== Task data

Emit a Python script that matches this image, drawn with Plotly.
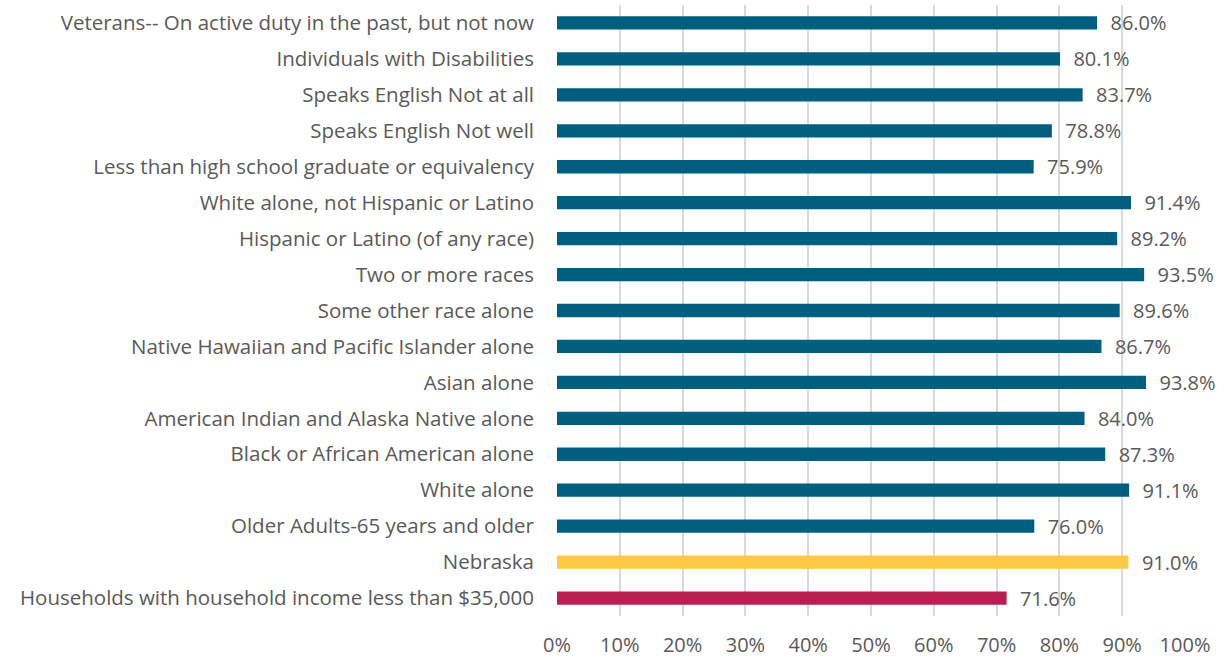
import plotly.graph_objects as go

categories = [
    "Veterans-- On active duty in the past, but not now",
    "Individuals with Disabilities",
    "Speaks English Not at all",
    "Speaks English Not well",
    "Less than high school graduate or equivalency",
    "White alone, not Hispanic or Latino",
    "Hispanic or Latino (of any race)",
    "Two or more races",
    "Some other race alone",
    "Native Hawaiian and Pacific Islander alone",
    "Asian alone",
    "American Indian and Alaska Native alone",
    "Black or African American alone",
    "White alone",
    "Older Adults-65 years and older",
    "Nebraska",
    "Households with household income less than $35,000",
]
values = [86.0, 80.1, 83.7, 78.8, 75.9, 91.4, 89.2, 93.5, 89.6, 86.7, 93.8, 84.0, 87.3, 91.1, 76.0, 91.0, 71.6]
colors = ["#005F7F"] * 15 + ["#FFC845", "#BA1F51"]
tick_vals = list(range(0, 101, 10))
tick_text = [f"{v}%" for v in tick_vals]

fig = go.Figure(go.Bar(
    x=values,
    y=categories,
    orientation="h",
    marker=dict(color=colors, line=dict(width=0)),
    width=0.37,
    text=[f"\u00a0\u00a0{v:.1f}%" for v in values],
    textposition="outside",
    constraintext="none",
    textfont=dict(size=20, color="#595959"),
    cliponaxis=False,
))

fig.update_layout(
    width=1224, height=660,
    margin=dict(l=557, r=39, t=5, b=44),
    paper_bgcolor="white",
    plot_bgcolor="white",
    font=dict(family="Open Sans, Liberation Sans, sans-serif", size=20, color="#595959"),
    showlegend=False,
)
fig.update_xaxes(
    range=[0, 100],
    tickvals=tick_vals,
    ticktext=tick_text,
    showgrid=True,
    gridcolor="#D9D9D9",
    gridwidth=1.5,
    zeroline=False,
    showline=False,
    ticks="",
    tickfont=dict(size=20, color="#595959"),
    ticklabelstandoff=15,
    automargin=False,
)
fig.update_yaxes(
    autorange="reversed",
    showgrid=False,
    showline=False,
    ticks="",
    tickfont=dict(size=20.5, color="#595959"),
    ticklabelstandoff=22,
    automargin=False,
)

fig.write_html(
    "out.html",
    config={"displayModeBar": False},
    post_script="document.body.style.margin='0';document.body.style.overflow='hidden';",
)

====
== Task data

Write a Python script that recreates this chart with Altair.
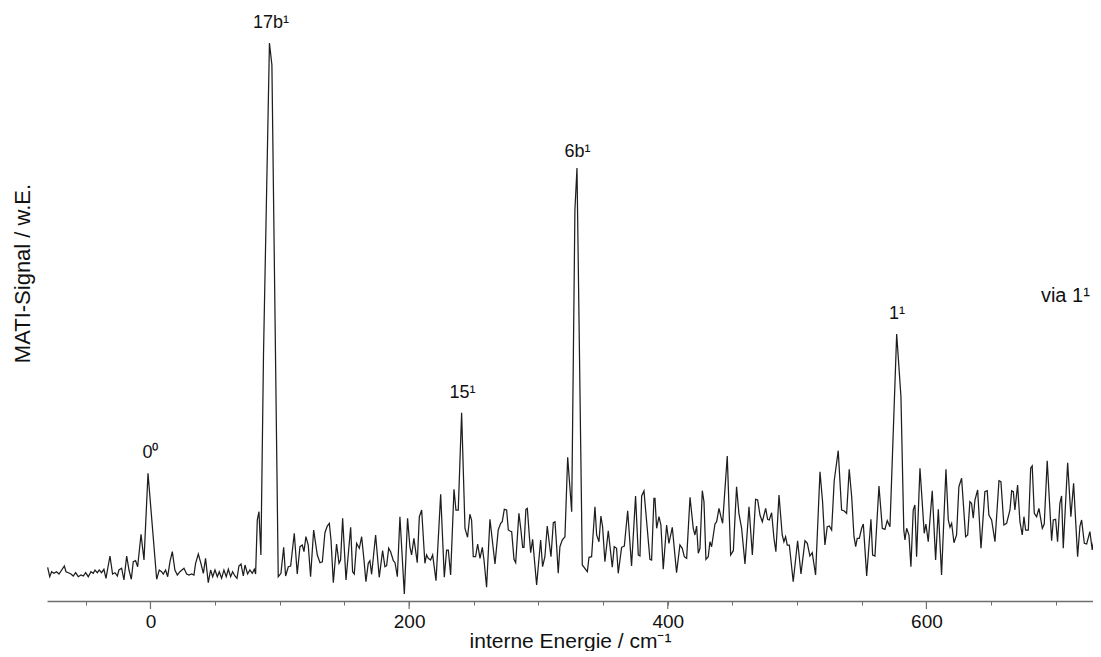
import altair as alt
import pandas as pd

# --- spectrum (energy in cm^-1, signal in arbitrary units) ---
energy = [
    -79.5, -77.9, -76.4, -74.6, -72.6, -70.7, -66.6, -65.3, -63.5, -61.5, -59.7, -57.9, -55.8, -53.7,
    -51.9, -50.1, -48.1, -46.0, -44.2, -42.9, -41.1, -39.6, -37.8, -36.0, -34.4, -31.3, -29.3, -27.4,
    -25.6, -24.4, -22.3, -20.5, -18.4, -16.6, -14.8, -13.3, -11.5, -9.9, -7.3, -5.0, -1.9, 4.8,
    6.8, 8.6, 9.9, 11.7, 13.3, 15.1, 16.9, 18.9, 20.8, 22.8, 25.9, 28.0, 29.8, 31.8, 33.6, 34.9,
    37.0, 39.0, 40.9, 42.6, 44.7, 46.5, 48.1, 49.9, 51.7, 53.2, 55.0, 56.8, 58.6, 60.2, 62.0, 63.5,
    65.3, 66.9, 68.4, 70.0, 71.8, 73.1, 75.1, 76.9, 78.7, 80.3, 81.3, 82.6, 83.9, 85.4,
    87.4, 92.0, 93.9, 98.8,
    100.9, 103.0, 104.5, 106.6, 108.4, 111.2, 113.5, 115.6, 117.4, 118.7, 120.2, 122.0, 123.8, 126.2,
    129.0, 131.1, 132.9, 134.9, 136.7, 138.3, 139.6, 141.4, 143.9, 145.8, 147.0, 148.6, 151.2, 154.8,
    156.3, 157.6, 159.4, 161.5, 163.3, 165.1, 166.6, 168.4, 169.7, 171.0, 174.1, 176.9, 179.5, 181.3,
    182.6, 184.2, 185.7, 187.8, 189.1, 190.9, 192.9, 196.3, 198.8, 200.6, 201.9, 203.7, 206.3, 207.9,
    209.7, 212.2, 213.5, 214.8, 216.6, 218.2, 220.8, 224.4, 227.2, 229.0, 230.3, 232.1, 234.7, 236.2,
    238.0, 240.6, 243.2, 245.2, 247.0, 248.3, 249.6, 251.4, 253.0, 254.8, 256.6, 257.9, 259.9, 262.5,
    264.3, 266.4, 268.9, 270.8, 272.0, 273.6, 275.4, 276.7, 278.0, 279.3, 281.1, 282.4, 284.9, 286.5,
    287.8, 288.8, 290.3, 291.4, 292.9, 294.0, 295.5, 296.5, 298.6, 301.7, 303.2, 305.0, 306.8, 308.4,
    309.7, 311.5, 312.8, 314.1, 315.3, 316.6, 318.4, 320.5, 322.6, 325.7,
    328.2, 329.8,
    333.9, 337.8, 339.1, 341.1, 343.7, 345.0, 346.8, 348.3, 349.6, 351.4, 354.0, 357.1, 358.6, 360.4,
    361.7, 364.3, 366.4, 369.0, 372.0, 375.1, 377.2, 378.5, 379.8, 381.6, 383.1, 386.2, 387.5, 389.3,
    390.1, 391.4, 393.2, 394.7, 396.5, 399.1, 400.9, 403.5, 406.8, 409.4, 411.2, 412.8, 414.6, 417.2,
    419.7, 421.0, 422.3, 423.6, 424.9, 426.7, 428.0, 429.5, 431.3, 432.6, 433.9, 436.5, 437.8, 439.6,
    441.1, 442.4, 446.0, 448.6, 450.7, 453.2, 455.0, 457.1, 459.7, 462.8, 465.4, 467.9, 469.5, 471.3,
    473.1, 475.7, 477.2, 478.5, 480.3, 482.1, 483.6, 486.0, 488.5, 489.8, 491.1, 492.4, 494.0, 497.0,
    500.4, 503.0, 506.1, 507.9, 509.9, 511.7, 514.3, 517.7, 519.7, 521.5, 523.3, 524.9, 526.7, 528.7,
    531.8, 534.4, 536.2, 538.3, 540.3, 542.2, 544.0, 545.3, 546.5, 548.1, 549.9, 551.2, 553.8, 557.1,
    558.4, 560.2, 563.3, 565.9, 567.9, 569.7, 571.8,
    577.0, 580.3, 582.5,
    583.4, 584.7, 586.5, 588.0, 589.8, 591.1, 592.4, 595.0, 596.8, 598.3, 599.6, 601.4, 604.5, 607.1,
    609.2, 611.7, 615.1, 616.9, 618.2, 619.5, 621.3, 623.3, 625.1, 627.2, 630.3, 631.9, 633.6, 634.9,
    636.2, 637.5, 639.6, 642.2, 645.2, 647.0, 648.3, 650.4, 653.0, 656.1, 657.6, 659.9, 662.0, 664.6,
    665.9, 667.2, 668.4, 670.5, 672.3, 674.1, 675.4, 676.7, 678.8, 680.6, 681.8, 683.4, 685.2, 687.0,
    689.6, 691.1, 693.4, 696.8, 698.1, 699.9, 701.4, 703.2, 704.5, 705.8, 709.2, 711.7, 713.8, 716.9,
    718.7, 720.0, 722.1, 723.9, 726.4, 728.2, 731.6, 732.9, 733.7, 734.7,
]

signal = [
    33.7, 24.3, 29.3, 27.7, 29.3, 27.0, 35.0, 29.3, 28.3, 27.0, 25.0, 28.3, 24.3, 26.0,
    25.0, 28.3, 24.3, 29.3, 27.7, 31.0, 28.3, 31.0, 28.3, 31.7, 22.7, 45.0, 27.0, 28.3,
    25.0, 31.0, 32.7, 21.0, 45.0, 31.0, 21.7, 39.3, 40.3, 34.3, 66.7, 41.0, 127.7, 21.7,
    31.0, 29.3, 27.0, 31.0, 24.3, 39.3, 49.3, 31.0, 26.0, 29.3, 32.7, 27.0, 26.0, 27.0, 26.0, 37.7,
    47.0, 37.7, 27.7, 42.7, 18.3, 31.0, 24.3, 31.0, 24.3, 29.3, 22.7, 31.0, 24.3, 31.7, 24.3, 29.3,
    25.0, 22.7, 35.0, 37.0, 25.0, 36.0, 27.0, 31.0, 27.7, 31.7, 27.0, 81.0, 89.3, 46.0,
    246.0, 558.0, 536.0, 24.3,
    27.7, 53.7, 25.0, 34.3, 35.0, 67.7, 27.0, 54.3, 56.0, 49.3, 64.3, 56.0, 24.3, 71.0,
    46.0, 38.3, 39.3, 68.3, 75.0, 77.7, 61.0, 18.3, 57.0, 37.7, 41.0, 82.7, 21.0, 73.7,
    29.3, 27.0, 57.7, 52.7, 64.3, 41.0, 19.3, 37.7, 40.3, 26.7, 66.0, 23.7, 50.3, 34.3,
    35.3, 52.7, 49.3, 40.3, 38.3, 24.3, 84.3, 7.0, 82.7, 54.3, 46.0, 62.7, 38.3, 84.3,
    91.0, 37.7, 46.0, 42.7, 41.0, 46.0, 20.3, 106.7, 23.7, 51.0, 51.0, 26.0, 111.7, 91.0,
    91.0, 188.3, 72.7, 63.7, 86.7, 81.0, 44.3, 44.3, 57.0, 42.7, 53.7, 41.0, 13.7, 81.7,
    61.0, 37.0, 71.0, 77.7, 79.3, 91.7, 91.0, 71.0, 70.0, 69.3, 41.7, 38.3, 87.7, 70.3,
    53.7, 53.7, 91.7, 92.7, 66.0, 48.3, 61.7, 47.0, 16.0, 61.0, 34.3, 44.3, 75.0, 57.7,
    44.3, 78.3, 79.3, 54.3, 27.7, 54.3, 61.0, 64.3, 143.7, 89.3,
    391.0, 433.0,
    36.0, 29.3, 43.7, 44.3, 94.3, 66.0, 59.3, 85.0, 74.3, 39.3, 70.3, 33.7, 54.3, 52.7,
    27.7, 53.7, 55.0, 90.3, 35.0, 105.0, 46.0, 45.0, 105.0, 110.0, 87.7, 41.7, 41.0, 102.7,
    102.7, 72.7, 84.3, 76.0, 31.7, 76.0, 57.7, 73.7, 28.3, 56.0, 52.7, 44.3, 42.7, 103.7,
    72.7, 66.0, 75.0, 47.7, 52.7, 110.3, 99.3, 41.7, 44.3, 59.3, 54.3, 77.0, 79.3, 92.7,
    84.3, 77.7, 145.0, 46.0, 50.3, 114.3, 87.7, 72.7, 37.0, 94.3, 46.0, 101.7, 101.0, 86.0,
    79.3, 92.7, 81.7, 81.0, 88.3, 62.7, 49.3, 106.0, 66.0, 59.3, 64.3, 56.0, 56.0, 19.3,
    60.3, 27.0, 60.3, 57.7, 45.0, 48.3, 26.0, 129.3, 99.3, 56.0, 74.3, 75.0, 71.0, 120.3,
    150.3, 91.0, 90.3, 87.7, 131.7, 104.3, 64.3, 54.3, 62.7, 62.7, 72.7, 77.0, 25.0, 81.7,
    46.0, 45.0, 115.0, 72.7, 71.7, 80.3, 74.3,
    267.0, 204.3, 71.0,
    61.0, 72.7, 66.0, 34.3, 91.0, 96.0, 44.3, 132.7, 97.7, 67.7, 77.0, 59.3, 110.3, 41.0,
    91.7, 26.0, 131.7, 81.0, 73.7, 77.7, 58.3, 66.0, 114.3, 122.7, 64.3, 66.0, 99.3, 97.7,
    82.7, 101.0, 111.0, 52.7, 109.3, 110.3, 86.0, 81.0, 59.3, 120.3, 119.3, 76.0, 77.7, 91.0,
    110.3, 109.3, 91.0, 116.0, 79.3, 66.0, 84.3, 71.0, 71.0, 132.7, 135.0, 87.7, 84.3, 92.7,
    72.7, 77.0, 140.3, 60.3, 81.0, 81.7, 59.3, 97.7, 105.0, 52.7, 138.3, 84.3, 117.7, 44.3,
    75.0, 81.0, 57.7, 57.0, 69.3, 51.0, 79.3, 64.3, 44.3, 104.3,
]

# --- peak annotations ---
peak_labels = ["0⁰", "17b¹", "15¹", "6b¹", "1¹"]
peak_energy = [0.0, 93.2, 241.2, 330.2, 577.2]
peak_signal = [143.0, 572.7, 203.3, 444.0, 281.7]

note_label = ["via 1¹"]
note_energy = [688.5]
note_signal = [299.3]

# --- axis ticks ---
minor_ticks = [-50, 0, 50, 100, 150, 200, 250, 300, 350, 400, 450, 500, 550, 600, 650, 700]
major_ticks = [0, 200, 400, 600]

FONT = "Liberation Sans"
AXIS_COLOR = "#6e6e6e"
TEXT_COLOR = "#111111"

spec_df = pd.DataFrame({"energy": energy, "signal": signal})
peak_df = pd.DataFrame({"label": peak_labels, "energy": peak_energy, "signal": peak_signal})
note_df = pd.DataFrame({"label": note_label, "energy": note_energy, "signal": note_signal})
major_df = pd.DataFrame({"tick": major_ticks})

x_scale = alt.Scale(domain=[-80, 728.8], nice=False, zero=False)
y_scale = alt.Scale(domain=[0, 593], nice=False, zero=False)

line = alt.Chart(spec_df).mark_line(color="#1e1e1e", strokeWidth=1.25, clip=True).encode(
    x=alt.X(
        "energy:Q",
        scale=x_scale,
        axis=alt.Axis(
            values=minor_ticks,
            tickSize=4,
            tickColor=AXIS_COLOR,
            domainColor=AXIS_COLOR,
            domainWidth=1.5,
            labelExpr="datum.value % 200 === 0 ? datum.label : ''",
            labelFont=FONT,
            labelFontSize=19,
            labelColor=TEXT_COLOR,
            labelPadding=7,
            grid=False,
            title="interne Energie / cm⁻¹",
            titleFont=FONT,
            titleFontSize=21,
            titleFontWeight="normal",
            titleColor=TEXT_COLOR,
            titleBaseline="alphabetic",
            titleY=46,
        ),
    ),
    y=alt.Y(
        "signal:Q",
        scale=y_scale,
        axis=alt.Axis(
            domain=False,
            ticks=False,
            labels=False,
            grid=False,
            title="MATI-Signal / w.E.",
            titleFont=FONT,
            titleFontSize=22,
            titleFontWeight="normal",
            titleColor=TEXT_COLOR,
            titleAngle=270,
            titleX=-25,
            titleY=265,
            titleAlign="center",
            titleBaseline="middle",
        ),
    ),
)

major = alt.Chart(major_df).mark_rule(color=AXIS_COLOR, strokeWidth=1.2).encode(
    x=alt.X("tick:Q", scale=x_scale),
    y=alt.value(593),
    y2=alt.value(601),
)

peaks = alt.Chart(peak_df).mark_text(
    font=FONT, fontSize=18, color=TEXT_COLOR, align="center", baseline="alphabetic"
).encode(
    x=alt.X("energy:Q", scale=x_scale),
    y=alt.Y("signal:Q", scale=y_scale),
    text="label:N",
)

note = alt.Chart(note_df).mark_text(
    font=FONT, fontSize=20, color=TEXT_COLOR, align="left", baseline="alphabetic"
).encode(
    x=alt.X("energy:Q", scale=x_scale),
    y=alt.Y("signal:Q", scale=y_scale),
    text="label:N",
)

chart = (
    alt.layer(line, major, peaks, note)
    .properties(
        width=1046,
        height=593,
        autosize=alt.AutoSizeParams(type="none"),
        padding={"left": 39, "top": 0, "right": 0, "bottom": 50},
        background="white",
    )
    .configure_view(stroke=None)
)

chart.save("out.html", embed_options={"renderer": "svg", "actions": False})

====

Print everything from the line with "Emit a Python" down to the line with "import plotly.graph_objects as go" in the entries above, both lines included and nothing more, without the pictures.

Full output:
Emit a Python script that matches this image, drawn with Plotly.
import plotly.graph_objects as go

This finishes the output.